It may seem new that foreign crime writers dominate book sales charts with Henning Mankell, Stieg Larsson and Fred Vargas – but it was the same 80 years ago when Georges Simenon wrote his first Maigret novels.
Unravelling crimes across France, Simenon’s pipe-smoking, harddrinking Inspector Jules Amédée Maigret has been translated into more than 50 languages, published in 55 countries and sold 800million books worldwide.
Now Penguin has undertaken a mammoth task, to republish all 75 of his Maigret novels at the rate of one a month.
The project, which last month saw The Madman of Bergerac released, has been running for more than a year and has just produced a first “omnibus” edition of four novels.
Next month French publishers Places des Editeurs release a Maigret volume, illustrated by Loustal, and the Bibliothèque des Littératures Policières in Paris is featuring works by Simenon and Loustal in an exhibition that runs until the end of this month.
It can only add to Simenon’s phenomenal record as he trails only Shakespeare, Agatha Christie, Barbara Cartland, Danielle Steel and Harold Robbins for global sales with double those of the Harry Potter novels.
Yet the most translated French speaking author of the 20th century is not French: Born in Liège in 1903 he is the world’s most famous Belgian.
Those who have not read his books know dozens of films and TV adaptations, including the 1960-63 Rupert Davies series and Michael Gambon in 1992-93, with word of a new TV series being prepared at the moment.
His intensely atmospheric yet deceptively simple books are perfect for the tabloid generation – Simenon said he used no more than 2,000 words – and are manna for film and TV producers.
Gritty, tightly-written and direct, the characters are so real they translate right on to the scriptwriter’s storyboard as the reader is carried on by the desire to know more.
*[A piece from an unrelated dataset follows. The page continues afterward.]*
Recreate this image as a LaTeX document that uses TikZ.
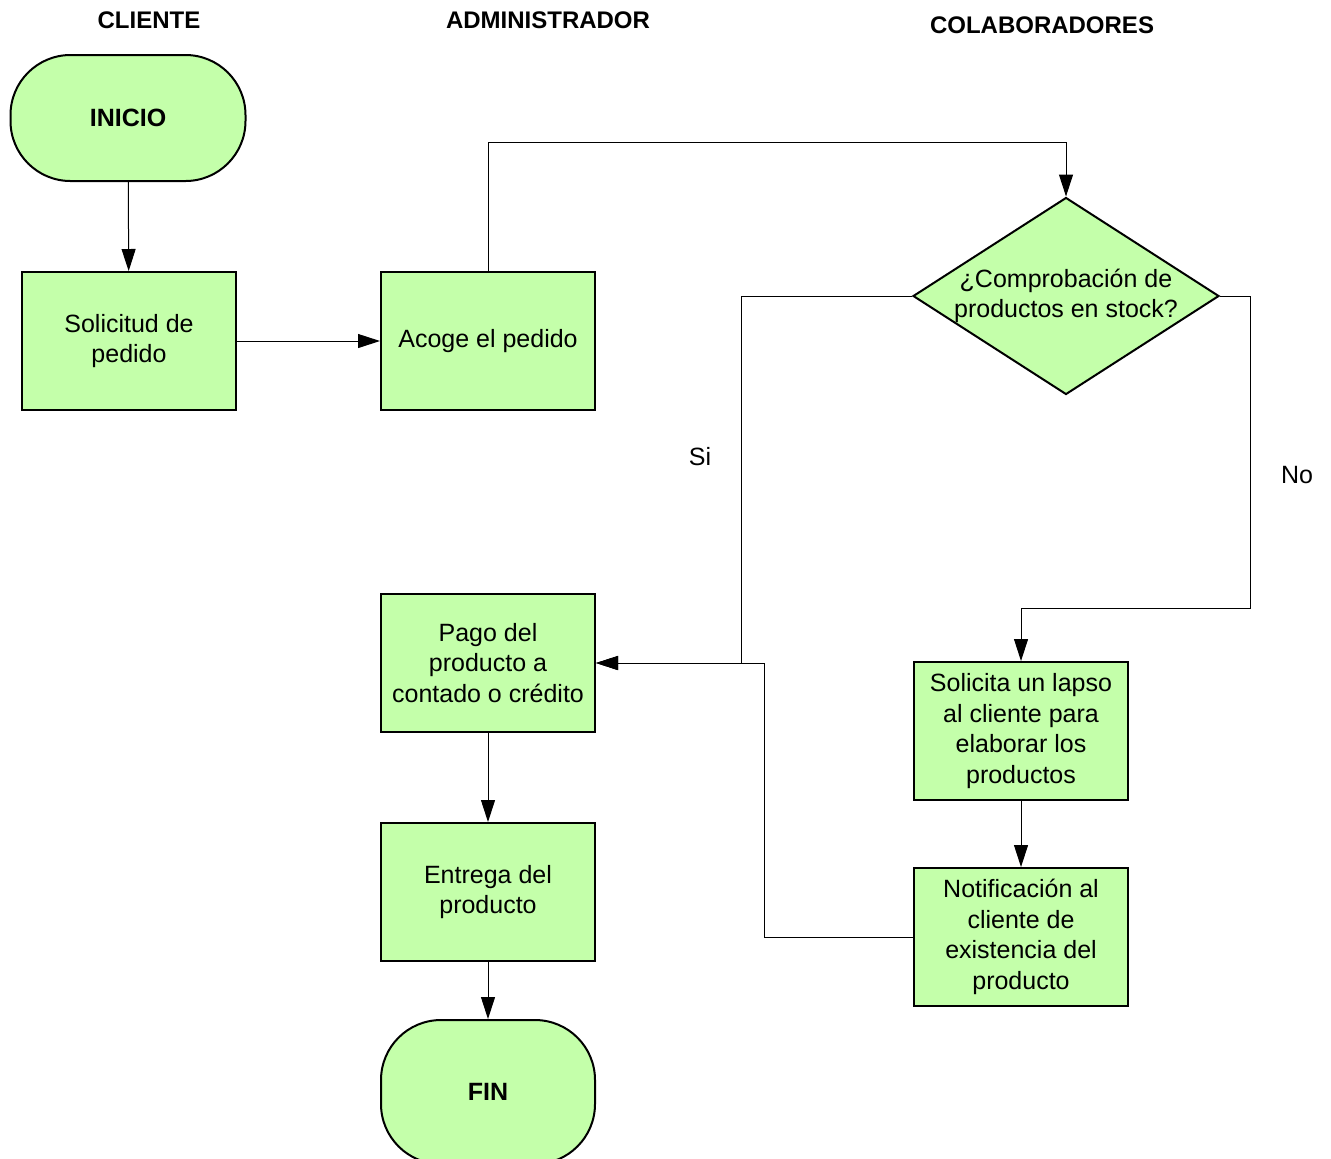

This is not Sherlock Holmes deducing events from unknown clues or the keep-youguessing of Agatha Christie’s Poirot; Maigret is more direct, concerned with the psychology of the criminal – the why, not the who.
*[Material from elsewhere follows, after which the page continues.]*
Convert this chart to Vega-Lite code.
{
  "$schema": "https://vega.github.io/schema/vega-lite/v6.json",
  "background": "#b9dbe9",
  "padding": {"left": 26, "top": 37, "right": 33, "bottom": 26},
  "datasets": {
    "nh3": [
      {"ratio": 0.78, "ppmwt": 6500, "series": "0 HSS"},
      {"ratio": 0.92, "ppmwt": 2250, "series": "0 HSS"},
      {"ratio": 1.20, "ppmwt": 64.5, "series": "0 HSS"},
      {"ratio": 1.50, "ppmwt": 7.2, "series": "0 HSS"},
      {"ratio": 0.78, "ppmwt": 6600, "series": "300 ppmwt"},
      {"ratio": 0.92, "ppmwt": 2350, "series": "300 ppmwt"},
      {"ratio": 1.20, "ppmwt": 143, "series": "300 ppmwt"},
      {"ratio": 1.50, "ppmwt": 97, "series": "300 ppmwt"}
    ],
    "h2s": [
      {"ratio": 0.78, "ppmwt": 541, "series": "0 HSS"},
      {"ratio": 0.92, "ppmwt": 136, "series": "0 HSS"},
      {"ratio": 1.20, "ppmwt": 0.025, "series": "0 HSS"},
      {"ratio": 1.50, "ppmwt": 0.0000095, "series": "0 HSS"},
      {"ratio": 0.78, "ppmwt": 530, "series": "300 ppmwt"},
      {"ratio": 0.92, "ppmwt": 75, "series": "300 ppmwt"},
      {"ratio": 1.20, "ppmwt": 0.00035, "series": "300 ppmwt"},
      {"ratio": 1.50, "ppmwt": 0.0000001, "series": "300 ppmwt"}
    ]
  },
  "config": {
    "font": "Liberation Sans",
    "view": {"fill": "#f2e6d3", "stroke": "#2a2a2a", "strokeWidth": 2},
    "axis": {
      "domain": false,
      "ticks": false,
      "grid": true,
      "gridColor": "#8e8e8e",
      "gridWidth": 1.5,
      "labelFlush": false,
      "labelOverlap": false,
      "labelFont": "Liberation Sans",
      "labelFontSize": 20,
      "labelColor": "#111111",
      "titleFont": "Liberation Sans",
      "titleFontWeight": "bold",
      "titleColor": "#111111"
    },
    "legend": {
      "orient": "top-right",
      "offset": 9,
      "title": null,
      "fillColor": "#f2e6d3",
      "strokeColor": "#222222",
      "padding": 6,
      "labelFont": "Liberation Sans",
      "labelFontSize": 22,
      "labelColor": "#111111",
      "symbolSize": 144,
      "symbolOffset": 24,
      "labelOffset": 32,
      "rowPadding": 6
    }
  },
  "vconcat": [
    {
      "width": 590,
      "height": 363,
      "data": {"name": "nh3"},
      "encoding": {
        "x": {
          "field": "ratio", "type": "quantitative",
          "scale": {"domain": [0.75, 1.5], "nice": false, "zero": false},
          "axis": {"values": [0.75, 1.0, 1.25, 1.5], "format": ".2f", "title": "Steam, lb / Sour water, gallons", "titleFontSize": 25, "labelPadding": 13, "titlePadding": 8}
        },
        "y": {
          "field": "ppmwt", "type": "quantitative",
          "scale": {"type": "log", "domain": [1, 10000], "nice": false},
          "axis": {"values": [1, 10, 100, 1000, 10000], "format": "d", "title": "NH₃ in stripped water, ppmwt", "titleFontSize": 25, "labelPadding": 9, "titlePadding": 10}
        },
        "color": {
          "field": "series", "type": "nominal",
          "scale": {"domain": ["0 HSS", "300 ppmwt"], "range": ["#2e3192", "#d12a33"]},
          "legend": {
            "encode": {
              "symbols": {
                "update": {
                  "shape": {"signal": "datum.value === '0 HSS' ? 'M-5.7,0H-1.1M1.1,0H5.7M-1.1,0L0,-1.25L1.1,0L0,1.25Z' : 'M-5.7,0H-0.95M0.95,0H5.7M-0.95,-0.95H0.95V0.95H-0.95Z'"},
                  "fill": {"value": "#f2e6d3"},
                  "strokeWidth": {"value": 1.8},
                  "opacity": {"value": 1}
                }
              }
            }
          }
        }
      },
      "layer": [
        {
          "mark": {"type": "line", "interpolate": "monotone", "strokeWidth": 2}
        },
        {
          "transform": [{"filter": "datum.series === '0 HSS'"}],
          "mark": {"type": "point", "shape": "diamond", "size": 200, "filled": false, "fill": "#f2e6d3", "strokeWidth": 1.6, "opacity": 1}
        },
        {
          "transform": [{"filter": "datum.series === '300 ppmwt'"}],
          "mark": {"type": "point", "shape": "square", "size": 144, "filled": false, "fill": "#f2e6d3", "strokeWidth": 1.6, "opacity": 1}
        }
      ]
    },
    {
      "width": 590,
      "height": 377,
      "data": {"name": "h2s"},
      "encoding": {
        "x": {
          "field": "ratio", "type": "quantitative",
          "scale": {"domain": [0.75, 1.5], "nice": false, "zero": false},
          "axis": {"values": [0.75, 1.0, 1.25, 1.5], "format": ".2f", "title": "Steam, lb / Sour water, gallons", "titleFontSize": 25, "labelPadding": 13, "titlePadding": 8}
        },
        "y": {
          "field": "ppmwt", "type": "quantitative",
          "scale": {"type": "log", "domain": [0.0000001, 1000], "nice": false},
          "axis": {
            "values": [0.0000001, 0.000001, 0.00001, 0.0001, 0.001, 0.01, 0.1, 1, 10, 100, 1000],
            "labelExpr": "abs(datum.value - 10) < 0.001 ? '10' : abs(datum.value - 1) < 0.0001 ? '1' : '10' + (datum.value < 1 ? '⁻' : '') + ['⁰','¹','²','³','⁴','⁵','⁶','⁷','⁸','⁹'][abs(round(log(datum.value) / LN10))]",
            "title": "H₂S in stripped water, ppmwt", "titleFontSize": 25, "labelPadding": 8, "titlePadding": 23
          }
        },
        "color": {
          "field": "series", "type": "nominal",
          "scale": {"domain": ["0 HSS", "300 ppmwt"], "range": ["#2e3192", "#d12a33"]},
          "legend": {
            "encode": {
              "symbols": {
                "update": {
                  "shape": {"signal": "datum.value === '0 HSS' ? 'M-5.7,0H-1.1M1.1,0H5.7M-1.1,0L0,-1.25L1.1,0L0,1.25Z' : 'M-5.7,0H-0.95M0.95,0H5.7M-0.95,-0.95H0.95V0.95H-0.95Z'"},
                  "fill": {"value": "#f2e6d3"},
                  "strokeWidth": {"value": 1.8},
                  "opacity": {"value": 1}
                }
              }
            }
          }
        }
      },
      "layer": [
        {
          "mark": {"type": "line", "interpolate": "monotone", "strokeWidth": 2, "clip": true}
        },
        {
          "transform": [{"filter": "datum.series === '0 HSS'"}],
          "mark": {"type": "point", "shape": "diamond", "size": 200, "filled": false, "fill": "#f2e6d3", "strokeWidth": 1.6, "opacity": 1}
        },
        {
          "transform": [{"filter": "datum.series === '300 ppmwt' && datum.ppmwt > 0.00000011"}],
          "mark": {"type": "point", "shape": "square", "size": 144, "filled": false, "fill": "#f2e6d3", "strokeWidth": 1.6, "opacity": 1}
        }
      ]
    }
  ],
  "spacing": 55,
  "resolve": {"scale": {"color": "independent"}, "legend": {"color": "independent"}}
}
La France profonde springs from the page in all its rain-sodden Depression bleakness and Maigret heralded an era of crime writing that felt true to life.
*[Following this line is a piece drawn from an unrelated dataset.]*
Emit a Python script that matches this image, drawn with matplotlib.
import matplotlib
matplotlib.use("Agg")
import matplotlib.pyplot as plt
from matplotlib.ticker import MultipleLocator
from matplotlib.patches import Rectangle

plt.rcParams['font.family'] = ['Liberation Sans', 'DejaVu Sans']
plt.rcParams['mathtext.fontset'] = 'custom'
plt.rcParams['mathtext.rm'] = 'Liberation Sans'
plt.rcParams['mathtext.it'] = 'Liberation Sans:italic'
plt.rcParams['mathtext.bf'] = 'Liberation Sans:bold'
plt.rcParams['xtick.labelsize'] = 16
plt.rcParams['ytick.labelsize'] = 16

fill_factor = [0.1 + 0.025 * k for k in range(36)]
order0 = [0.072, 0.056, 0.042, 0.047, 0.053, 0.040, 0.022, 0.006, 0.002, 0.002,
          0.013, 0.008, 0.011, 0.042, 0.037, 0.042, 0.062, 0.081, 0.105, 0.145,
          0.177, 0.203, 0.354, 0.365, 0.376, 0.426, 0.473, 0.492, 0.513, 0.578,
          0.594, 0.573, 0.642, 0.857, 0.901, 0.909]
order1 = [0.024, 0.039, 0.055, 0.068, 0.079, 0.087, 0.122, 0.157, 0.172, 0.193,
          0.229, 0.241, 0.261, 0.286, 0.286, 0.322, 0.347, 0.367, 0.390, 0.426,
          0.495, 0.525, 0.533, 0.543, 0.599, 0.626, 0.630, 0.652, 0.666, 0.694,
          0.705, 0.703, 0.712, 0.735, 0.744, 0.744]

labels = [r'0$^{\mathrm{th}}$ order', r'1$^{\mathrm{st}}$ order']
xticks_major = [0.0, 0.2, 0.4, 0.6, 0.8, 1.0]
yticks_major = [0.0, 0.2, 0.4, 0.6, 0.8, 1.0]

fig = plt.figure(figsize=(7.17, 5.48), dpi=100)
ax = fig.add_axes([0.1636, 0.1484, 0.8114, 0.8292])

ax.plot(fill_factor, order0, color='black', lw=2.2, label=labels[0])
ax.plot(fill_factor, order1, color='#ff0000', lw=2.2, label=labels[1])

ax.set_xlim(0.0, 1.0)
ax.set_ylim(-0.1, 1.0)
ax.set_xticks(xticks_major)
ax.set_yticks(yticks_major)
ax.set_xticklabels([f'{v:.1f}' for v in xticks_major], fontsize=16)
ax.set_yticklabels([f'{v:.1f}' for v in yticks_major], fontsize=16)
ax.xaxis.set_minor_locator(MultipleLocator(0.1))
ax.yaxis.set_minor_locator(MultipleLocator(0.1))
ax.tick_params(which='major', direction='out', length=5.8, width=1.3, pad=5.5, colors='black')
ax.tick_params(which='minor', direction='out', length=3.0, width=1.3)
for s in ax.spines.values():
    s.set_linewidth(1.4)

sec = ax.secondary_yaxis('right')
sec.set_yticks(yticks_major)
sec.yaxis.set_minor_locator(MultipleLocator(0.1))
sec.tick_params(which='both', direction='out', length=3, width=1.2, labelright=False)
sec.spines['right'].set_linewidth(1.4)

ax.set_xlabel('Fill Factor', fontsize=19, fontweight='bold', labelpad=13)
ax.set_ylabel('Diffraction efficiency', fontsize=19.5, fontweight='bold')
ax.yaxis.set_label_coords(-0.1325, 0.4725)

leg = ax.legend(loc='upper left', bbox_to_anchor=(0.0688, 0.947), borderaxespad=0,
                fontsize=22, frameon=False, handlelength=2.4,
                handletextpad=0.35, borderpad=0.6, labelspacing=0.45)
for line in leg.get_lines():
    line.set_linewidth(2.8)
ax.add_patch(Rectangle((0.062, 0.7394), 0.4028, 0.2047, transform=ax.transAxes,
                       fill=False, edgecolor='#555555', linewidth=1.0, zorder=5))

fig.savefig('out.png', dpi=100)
Simenon cared little for conventional morality saying “there are no criminals” and that they were often less guilty than their victims but he added that his outlook on crime came from his teens in occupied Liège during the First World War: “We were taught to cheat and defraud and lie.”
Involved in black-marketeering, he narrowly avoided serious crime and joined La Gazette de Liège as a reporter – called Georges Sim – and studied the new forensic science. But it was his mastery of the psychology of both detective and criminal that underpinned his Maigret.
The detective said his methods were based on watching for cracks in the criminal facade: he watched for “the instant when the human being comes out from behind the opponent”.
The books were written at a phenomenal pace, often at one a week with Maigret being only a fraction of Simenon’s output – just 77 novels out of more than 400 but by far the most popular and still as readable today.
He bitterly resented that his “romans durs” serious novels such as Dirty Snow and Monsieur Monde Vanishes were not seen as literature and said “Maigret has done me much harm”.
It was not until 2003, years after his death in 1989, that he was recognised when publishers La Pléiade put together Maigret and other novels for a prestigious reference collection.
His chaotic life – he was an alcoholic and claimed to have bedded 10,000 women and shared his house with his wife, son and two mistresses – made his lifestyle as well-known as his writing: which should make him possible material for a film in itself.
Maigret in brief
AFTER Simenon wrote his 19th Maigret novel in 1934 he got tired and retired him off – ironically, the book was published in Britain as Maigret Returns. He returned six years later after Simenon had written the romans durs he preferred.
SEVEN-times Oscar nominated director Mike Leigh got his first credited acting role as a deaf mute in an episode of the 1960s Maigret TV series.
IN THE first Maigret book, Pietr the Latvian, Maigret’s trusted colleague Detective Torrence is murdered – but he was too good to stay dead and returned in later novels.
ACTOR Rupert Davies, who played Maigret in the 1960s TV series, bought the 1954 Citroën Light 15/6H Traction Avant that featured in the show. To many viewers it was the Maigret car. The present owner has put it up for sale in the UK.
MAIGRET lived on Boulevard Richard-Lenoir, which came tragically to the fore last month as the street where police officer Ahmed Merabet was shot and killed by the Charlie Hebdo terrorists.